- **Dataset extract**:

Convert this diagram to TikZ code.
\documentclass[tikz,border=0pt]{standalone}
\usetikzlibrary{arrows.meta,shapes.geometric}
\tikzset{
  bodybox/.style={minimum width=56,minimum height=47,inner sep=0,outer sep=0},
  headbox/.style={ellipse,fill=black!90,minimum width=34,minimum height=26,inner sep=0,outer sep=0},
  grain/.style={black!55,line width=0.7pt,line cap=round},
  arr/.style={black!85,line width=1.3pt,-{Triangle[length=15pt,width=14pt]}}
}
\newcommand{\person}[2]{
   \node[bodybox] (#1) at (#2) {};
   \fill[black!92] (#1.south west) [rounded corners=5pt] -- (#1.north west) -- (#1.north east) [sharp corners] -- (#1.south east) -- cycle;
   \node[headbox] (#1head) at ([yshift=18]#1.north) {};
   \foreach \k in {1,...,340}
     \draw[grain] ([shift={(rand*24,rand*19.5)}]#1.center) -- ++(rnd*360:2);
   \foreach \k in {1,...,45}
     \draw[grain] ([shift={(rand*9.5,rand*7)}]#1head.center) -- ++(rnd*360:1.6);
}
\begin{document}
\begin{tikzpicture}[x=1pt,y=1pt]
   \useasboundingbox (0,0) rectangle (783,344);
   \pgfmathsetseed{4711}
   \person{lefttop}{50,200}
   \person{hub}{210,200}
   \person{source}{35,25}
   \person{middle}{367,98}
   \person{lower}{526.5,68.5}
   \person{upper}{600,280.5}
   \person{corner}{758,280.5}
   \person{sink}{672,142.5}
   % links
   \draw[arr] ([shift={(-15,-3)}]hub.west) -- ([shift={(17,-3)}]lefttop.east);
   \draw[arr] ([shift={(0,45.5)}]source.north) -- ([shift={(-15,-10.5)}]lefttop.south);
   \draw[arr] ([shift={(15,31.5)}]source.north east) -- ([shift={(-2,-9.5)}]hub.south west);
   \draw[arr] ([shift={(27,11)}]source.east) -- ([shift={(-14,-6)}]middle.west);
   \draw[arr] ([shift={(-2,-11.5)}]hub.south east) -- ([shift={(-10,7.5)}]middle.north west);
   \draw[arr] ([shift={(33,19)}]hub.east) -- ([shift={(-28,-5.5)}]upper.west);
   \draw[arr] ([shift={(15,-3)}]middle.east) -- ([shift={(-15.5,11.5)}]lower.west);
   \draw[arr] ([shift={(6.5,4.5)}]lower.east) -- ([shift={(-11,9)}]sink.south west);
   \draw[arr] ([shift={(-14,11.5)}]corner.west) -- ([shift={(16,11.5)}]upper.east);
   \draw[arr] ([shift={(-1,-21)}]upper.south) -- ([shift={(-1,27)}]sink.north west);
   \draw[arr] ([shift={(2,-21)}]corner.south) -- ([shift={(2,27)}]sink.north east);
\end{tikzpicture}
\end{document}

- **Written instruction**:
Extract all of the material exactly as it is written.

- **Written answer**:
Convert this diagram to TikZ code.
\documentclass[tikz,border=0pt]{standalone}
\usetikzlibrary{arrows.meta,shapes.geometric}
\tikzset{
  bodybox/.style={minimum width=56,minimum height=47,inner sep=0,outer sep=0},
  headbox/.style={ellipse,fill=black!90,minimum width=34,minimum height=26,inner sep=0,outer sep=0},
  grain/.style={black!55,line width=0.7pt,line cap=round},
  arr/.style={black!85,line width=1.3pt,-{Triangle[length=15pt,width=14pt]}}
}
\newcommand{\person}[2]{
   \node[bodybox] (#1) at (#2) {};
   \fill[black!92] (#1.south west) [rounded corners=5pt] -- (#1.north west) -- (#1.north east) [sharp corners] -- (#1.south east) -- cycle;
   \node[headbox] (#1head) at ([yshift=18]#1.north) {};
   \foreach \k in {1,...,340}
     \draw[grain] ([shift={(rand*24,rand*19.5)}]#1.center) -- ++(rnd*360:2);
   \foreach \k in {1,...,45}
     \draw[grain] ([shift={(rand*9.5,rand*7)}]#1head.center) -- ++(rnd*360:1.6);
}
\begin{document}
\begin{tikzpicture}[x=1pt,y=1pt]
   \useasboundingbox (0,0) rectangle (783,344);
   \pgfmathsetseed{4711}
   \person{lefttop}{50,200}
   \person{hub}{210,200}
   \person{source}{35,25}
   \person{middle}{367,98}
   \person{lower}{526.5,68.5}
   \person{upper}{600,280.5}
   \person{corner}{758,280.5}
   \person{sink}{672,142.5}
   % links
   \draw[arr] ([shift={(-15,-3)}]hub.west) -- ([shift={(17,-3)}]lefttop.east);
   \draw[arr] ([shift={(0,45.5)}]source.north) -- ([shift={(-15,-10.5)}]lefttop.south);
   \draw[arr] ([shift={(15,31.5)}]source.north east) -- ([shift={(-2,-9.5)}]hub.south west);
   \draw[arr] ([shift={(27,11)}]source.east) -- ([shift={(-14,-6)}]middle.west);
   \draw[arr] ([shift={(-2,-11.5)}]hub.south east) -- ([shift={(-10,7.5)}]middle.north west);
   \draw[arr] ([shift={(33,19)}]hub.east) -- ([shift={(-28,-5.5)}]upper.west);
   \draw[arr] ([shift={(15,-3)}]middle.east) -- ([shift={(-15.5,11.5)}]lower.west);
   \draw[arr] ([shift={(6.5,4.5)}]lower.east) -- ([shift={(-11,9)}]sink.south west);
   \draw[arr] ([shift={(-14,11.5)}]corner.west) -- ([shift={(16,11.5)}]upper.east);
   \draw[arr] ([shift={(-1,-21)}]upper.south) -- ([shift={(-1,27)}]sink.north west);
   \draw[arr] ([shift={(2,-21)}]corner.south) -- ([shift={(2,27)}]sink.north east);
\end{tikzpicture}
\end{document}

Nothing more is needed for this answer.